Andrew Feenberg — the democratic turn

Feenberg accepts much of Heidegger and Ellul's diagnosis but rejects their pessimism. Technology, he argues, is *socially constructed* and therefore politically contestable. Design choices can be democratized. His work is a bridge between continental tech philosophy and hands-on activism around platforms, labor, and AI governance.

Shoshana Zuboff — surveillance capitalism

Zuboff's *The Age of Surveillance Capitalism* names the business model that quietly took over the internet: human experience harvested as raw material, refined into behavioral predictions, and sold. It is tech philosophy in the descriptive mode — less about what technology *is* and more about what a specific *arrangement* of technology and capital is doing to democracy.

L. M. Sacasas — the questions to ask before you adopt a tool

Michael Sacasas, writing at *The Convivial Society*, has become one of the most useful contemporary voices. His "Questions Concerning Technology" checklist — *What sort of person will the use of this technology make of me?* is the most quoted — is a practical bridge from theory to daily life.

How tech philosophy meets faith

The major religious traditions all have long-standing arguments about tools, work, and creation. Tech philosophy gives those arguments new material to think with. - **Christian theology** has resources for thinking about technology as *sub-creation* (Tolkien), as *stewardship* of a good creation (Wendell Berry, Norman Wirzba), and as vulnerable to *idolatry* (Ellul, Craig Gay, Andy Crouch). The question is not "is technology good or bad" but "what is it for, and what is it forming us into." - **Jewish thought** — from Abraham Joshua Heschel's *The Sabbath* to Tiffany Shlain's *24/6* — has been unusually clear that rhythms of *rest* are non-negotiable pushback against an always-on technical order. - **Islamic ethics** engages tech through the categories of *maslaha* (public benefit) and *mafsada* (harm), asking whether a given tool serves human flourishing under God or corrodes it. - **Secular humanism** — thinkers like Jaron Lanier, Tristan Harris, and the Center for Humane Technology — often arrive at strikingly similar conclusions from a non-religious starting point: dignity, attention, and community are worth protecting. What all of these share is a refusal to treat technology as *neutral*. That refusal is the beginning of philosophy of technology.

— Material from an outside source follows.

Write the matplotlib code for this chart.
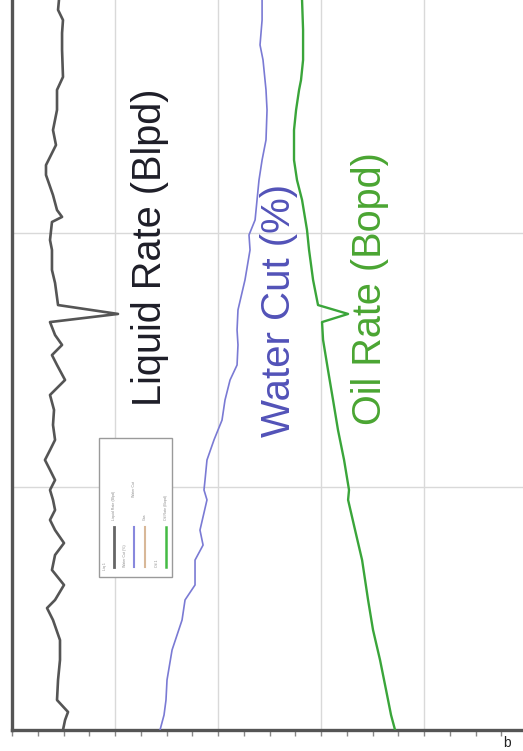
import matplotlib
matplotlib.use("Agg")
import matplotlib.pyplot as plt
from matplotlib.patches import Rectangle
from matplotlib.lines import Line2D

plt.rcParams['font.family'] = ['Liberation Sans', 'DejaVu Sans']

# time axis (days) and rates; plotted rotated: time runs up the page
liq_t = [4.3, 8.2, 11.4, 16.1, 24.0, 31.9, 39.7, 47.6, 52.3, 55.5, 61.4, 67.3, 73.2, 77.9,
         83.0, 87.0, 90.9, 94.9, 98.8, 102.7, 106.7, 110.6, 114.5, 118.5, 124.4, 130.3,
         136.2, 142.1, 148.0, 151.9, 155.9, 159.8, 164.9, 168.1, 171.6, 180.3, 185.4,
         193.3, 197.2, 204.3, 206.3, 209.0, 214.9, 222.8, 226.7, 234.6, 240.5, 248.4,
         256.3, 261.4, 272.0, 278.7, 283.8, 287.8, 291.7]
liq_v = [49.5, 51.5, 54.4, 43.7, 44.7, 46.6, 46.6, 39.8, 34.0, 41.8, 50.5, 38.8, 41.8, 50.5,
         41.8, 36.9, 41.8, 39.8, 36.9, 41.8, 36.9, 32.0, 36.9, 41.8, 39.8, 40.8,
         36.9, 51.5, 43.7, 38.8, 48.6, 41.8, 36.9, 102.9, 44.7, 41.8, 38.8,
         38.8, 36.9, 38.8, 48.6, 43.7, 39.8, 33.0, 33.0, 42.7, 39.8, 43.7,
         43.7, 49.5, 48.6, 48.6, 49.5, 44.7, 45.6]

wc_t = [4.3, 10.2, 16.1, 24.0, 35.8, 47.6, 55.5, 61.4, 71.2, 77.1, 83.0, 94.9, 98.8, 102.7,
        110.6, 118.5, 126.3, 134.2, 142.1, 148.0, 155.9, 161.8, 169.7, 181.5, 193.3, 199.2,
        205.1, 213.0, 220.8, 228.7, 236.6, 248.4, 256.3, 268.1, 274.0, 283.8, 291.7]
wc_v = [143.7, 147.6, 149.5, 150.5, 155.4, 165.1, 168.0, 177.7, 177.7, 185.5, 182.5, 189.3,
        186.4, 187.4, 189.3, 196.1, 203.9, 206.8, 211.7, 218.5, 219.4, 218.5, 219.4, 226.2,
        231.1, 230.1, 236.0, 237.9, 239.8, 242.8, 246.6, 247.6, 246.6, 243.7, 240.8, 242.8,
        242.8]

oil_t = [4.3, 10.2, 20.0, 31.9, 43.7, 55.5, 71.2, 83.0, 94.9, 98.8, 110.6, 122.4, 134.2,
         146.0, 157.9, 164.9, 168.1, 171.6, 181.5, 193.3, 201.2, 213.0, 220.8, 228.7,
         240.5, 248.4, 256.3, 260.2, 268.1, 279.9, 291.7]
oil_v = [371.9, 368.0, 363.2, 357.3, 350.5, 345.7, 339.9, 333.1, 326.3, 327.2, 322.4, 316.5,
         311.7, 306.8, 302.0, 301.0, 326.3, 297.1, 292.3, 288.4, 286.4, 281.6, 276.7, 273.8,
         273.8, 275.8, 278.7, 280.6, 282.6, 282.6, 281.6]

labels = ["Liquid Rate (Blpd)", "Water Cut (%)", "Oil Rate (Bopd)"]

W, H = 523, 751
fig = plt.figure(figsize=(W / 100, H / 100), dpi=100)
ax = fig.add_axes([12 / W, (H - 730) / H, 620 * 1.03 / W, 730 / H])
ax.set_xlim(0, 620)
ax.set_ylim(4.3, 291.7)

ax.plot(liq_v, liq_t, color='#555555', lw=1.9, zorder=3)
ax.plot(wc_v, wc_t, color='#7a7ad4', lw=1.2, zorder=3)
ax.plot(oil_v, oil_t, color='#3aa53a', lw=1.7, zorder=3)

ax.set_xticks([0, 100, 200, 300, 400, 500, 600])
ax.set_xticks([v * 25 for v in range(25)], minor=True)
ax.set_yticks([100, 200])
ax.grid(True, which='major', color='#d9d9d9', lw=1)
ax.tick_params(axis='x', which='both', direction='out', length=4, width=1,
               color='#888888', labelbottom=False)
ax.tick_params(axis='y', length=0, labelleft=False)
for s in ['top', 'right']:
    ax.spines[s].set_visible(False)
for s in ['left', 'bottom']:
    ax.spines[s].set_color('#555555')
    ax.spines[s].set_linewidth(2.4)


def fp(px, py):
    return (px / W, 1 - py / H)


# rotated labels
fig.text(*fp(150, 247), labels[0], rotation=90, ha='center', va='center',
         fontsize=28.6, color='#1e1e28')
fig.text(*fp(279, 310), labels[1], rotation=90, ha='center', va='center',
         fontsize=29, color='#5252b8')
fig.text(*fp(370, 289), labels[2], rotation=90, ha='center', va='center',
         fontsize=28.5, color='#4aa532')

# rotated legend box
x0, y0 = fp(99, 577)
x1, y1 = fp(172, 438)
fig.patches.append(Rectangle((x0, y0), x1 - x0, y1 - y0, transform=fig.transFigure,
                             facecolor='white', edgecolor='#9a9a9a', lw=1, zorder=5))
for px, col, lw in [(114, '#666666', 2.0), (134, '#8888dd', 1.5),
                    (145, '#d8b898', 1.5), (166, '#44bb44', 1.8)]:
    a = fp(px, 567)
    b = fp(px, 527)
    fig.lines.append(Line2D([a[0], b[0]], [a[1], b[1]], transform=fig.transFigure,
                            color=col, lw=lw, zorder=6))
for px, py, txt in [(105, 570, "Liq 1"), (114, 520, "Liquid Rate (Blpd)"),
                    (125, 567, "Water Cut (%)"), (134, 497, "Water Cut"),
                    (145, 520, "Gas"), (157, 567, "Oil 1"), (166, 520, "Oil Rate (Bopd)")]:
    fig.text(*fp(px, py), txt, rotation=90, ha='center', va='bottom',
             fontsize=2.6, color='#8a8a8a', zorder=7)

fig.text(*fp(503, 750), "b", ha='left', va='bottom', fontsize=10, color='#222222')

fig.savefig("out.png", dpi=100)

How tech philosophy meets culture

Culture is downstream of the tools a society uses at scale. A few examples worth chewing on: - The printing press did not just make books cheaper; it made *individual conscience* a live political category, and helped make the Reformation possible. - Air conditioning reshaped where the modern city could be built and how families spent their evenings — front porches gave way to living rooms. - The smartphone did not just add a device; it rewired adolescence, dating, protest movements, and grief. - Generative AI is already reshaping what it means to write, to study, and to be an expert. Tech philosophy is the discipline of noticing those shifts *before* they harden into common sense.

A short reading list to start

- Neil Postman, *Amusing Ourselves to Death* — start here. - Albert Borgmann, *Technology and the Character of Contemporary Life* — dense but rewarding. - Jacques Ellul, *The Technological Society* — the deep end. - Andy Crouch, *The Tech-Wise Family* — practical, faith-informed. - Shoshana Zuboff, *The Age of Surveillance Capitalism* — for the political economy. - L. M. Sacasas, *The Convivial Society* newsletter — the best ongoing conversation online.

Where Rewire fits in

Rewire is not a philosophy seminar. It is two friends — Redeemer and Nash — thinking out loud about the world we live in, and philosophy of technology is one of the threads that keeps showing up. If this guide is your first exposure to the field, treat it as a map. Pick one thinker whose questions bother you, follow them for a season, and come back and tell us what you found. The deeper question underneath tech philosophy is an old one: *what are human beings for?* Every technology answers that question whether we notice or not. The point of doing philosophy of technology — with faith, with culture, with each other — is to notice, and then to choose.